The nearest I came to realizing this wish was when I had coffee with two family attorneys to show them my Perfect Studios trilogy, and how the books were intended to be foundations for families of artists to insure that the artist’s legacy would not be lost. Instead, because of the design of the game, the artists’ legacy would be in a form prepared to transfer by selling or otherwise placing the works of art in some kind of socially and artistically beneficial way.
In this way, Emeralda is an artist’s legacy management and transfer system. It might be economically beneficial to the artist’s heirs would be a plus; and there was a strong possibility that the community might benefit, too, utilizing the economic valuation of the work and establishing nonprofit, charitable trusts or foundations. That’s what I plan for my legacy.
Emeralda is a lonely game—like playing Solitaire.

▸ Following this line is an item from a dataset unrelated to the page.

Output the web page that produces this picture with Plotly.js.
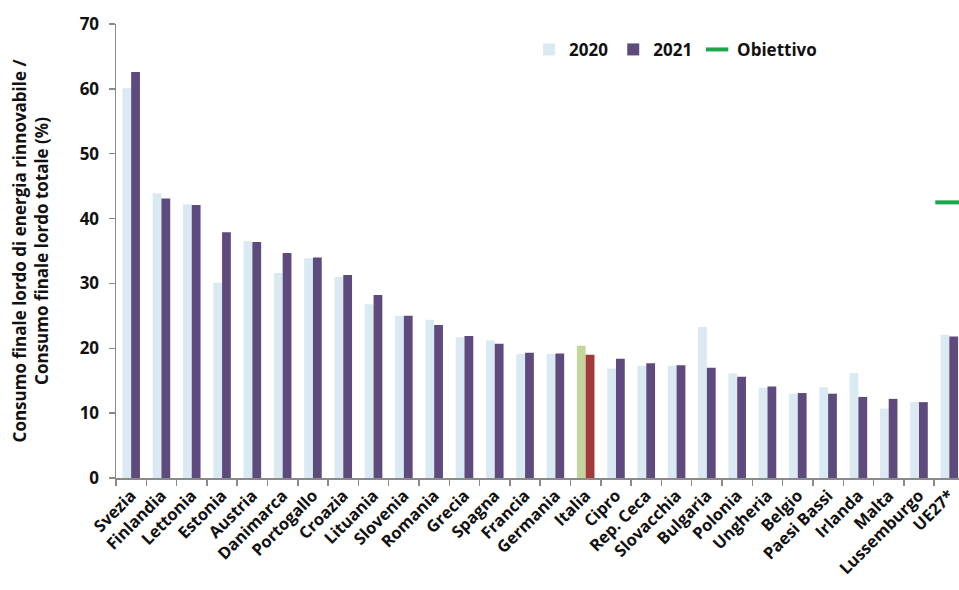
<!DOCTYPE html>
<html>
<head>
<meta charset="utf-8">
<script src="https://cdn.plot.ly/plotly-3.0.1.min.js"></script>
<style>html,body{margin:0;padding:0;background:#fff;}</style>
</head>
<body>
<div id="chart" style="width:959px;height:590px;"></div>
<script>
const categories = ["Svezia","Finlandia","Lettonia","Estonia","Austria","Danimarca","Portogallo","Croazia","Lituania","Slovenia","Romania","Grecia","Spagna","Francia","Germania","Italia","Cipro","Rep. Ceca","Slovacchia","Bulgaria","Polonia","Ungheria","Belgio","Paesi Bassi","Irlanda","Malta","Lussemburgo","UE27*"];
const values2020 = [60.1,43.9,42.2,30.1,36.5,31.6,33.9,31.0,26.8,25.0,24.4,21.7,21.2,19.1,19.1,20.4,16.9,17.3,17.3,23.3,16.1,13.9,13.0,14.0,16.2,10.7,11.7,22.1];
const values2021 = [62.6,43.1,42.1,37.9,36.4,34.7,34.0,31.3,28.2,25.0,23.6,21.9,20.7,19.3,19.2,19.0,18.4,17.7,17.4,17.0,15.6,14.1,13.1,13.0,12.5,12.2,11.7,21.8];
const targetCategory = ["UE27*"];
const targetValue = [42.5];

const col2020 = "#daeaf3", col2021 = "#5e4a7d";
const colors2020 = categories.map(c => c === "Italia" ? "#c3d69b" : col2020);
const colors2021 = categories.map(c => c === "Italia" ? "#a2393a" : col2021);

const fam = "Open Sans, sans-serif";

const traces = [
  {type: "bar", name: "2020", x: categories, y: values2020, marker: {color: colors2020}},
  {type: "bar", name: "2021", x: categories, y: values2021, marker: {color: colors2021}},
  {type: "scatter", mode: "markers", name: "Obiettivo", x: targetCategory, y: targetValue,
   marker: {symbol: "line-ew", size: 20, color: "#1aa64a", line: {color: "#1aa64a", width: 4}}}
];

const layout = {
  width: 959, height: 590,
  margin: {l: 116, r: 0, t: 24, b: 112},
  paper_bgcolor: "#fff", plot_bgcolor: "#fff",
  font: {family: fam, size: 16, color: "#111", weight: 700},
  barmode: "group", bargap: 0.42, bargroupgap: 0,
  showlegend: true,
  legend: {orientation: "h", x: 0.49, y: 0.943, xanchor: "left", yanchor: "middle",
    font: {family: fam, size: 17, color: "#111", weight: 700},
    bgcolor: "rgba(0,0,0,0)", itemwidth: 30, traceorder: "normal"},
  xaxis: {
    range: [-0.5, 27.32], type: "category",
    showline: true, linecolor: "#8a8a8a", linewidth: 1.5,
    ticks: "outside", tickson: "boundaries", ticklen: 6, tickcolor: "#8a8a8a", tickwidth: 1.5,
    tickangle: -45, tickfont: {family: fam, size: 16.5, color: "#111", weight: 700},
    showgrid: false, zeroline: false, automargin: false
  },
  yaxis: {
    range: [0, 70], dtick: 10,
    showline: true, linecolor: "#8a8a8a", linewidth: 1.5,
    ticks: "outside", ticklen: 6, tickcolor: "#8a8a8a", tickwidth: 1.5,
    ticklabelstandoff: 6,
    tickfont: {family: fam, size: 17, color: "#111", weight: 700},
    showgrid: false, zeroline: false, automargin: false,
    title: {text: "Consumo finale lordo di energia rinnovabile /<br>Consumo finale lordo totale (%)",
      font: {family: fam, size: 17, color: "#111", weight: 700}, standoff: 26}
  }
};

Plotly.newPlot("chart", traces, layout, {displayModeBar: false, staticPlot: true});
</script>
</body>
</html>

Sears said that Dwarf Fortress is not as well-known as it should be. A Dwarf Moot was held a few days ago, and Richard Garfield was there to add his support, lauding the game and its creators.
“How could a game so influential and groundbreaking be so obscure?” quoting one DF player. Occasionally I hear that my nineteen years at the UW were influential, yet not as well-known as Dwarf Fortress, of course. If Emeralda were to be downloadable and families of artists used it, that would be my crowning glory.

Wednesday, June 1, 2016

vp160601 Inspired by a new guy in town: Taking the chill off Seattle 

Several emails exchanged with a newcomer to the Seattle printmaking world, hired by the Henry Gallery to be print curator and programming person, reminds this author of the days when he was a professor at the UW, and how he welcomed Stephen Hazel to town.


Several emails passed between me and a newcomer to the Seattle printmaking world. He was hired by the Henry Gallery to be the print curator and programming person. The first time I approached him I was reminded of the days when I was a professor at the UW, and I welcomed Stephen Hazel and his entourage.
I think it’s only proper to welcome new people who practice in your field, but in the decades I’ve lived here, I have learned that it is exceptional to do so. People talk about the “Seattle Chill,” referring to the fact this is a generally unfriendly place for newcomers.
He’s lived here a year this month, but I didn’t learn about it until last winter, and then I introduced myself to him at the Seattle Print Arts annual meeting. I gave him my card and invited him to come and visit. He never did. Yet, I really wanted to get to know him—I had never met a print curator for any museum in Seattle.
It often occurs to me that it is strange that, if there are print curators at the Seattle Art Museum, the Frye, or in Tacoma, they never seek me out despite that I am the oldest printmaker in the region (with few exceptions) but moreover, a former professor of art in printmaking. Not only that, I’ve traveled around the world and I have met and worked with some of the old, famous printmakers, studied at the Munch Museum, and accumulated a long list of shows and the rest of the things that make for an interesting background.
Could it be that this huge resume of mine is the very reason I feel like a pariah—someone to be avoided because, as Linda Farris once said to me, “You’re too big.” Are people afraid of me, feeling perhaps that they are unworthy? Pshaw!

I’m inspired to do emails with this new guy mainly because he seems untainted by the local printmaking history. He probably doesn’t care about the history of jealousies and grudges that I know about (and try not to care about). I hope he is bigger than that, and if he wants to accomplish great things in Seattle, he probably can if—for one reason—he comes from the outside and is not dependent on local favors.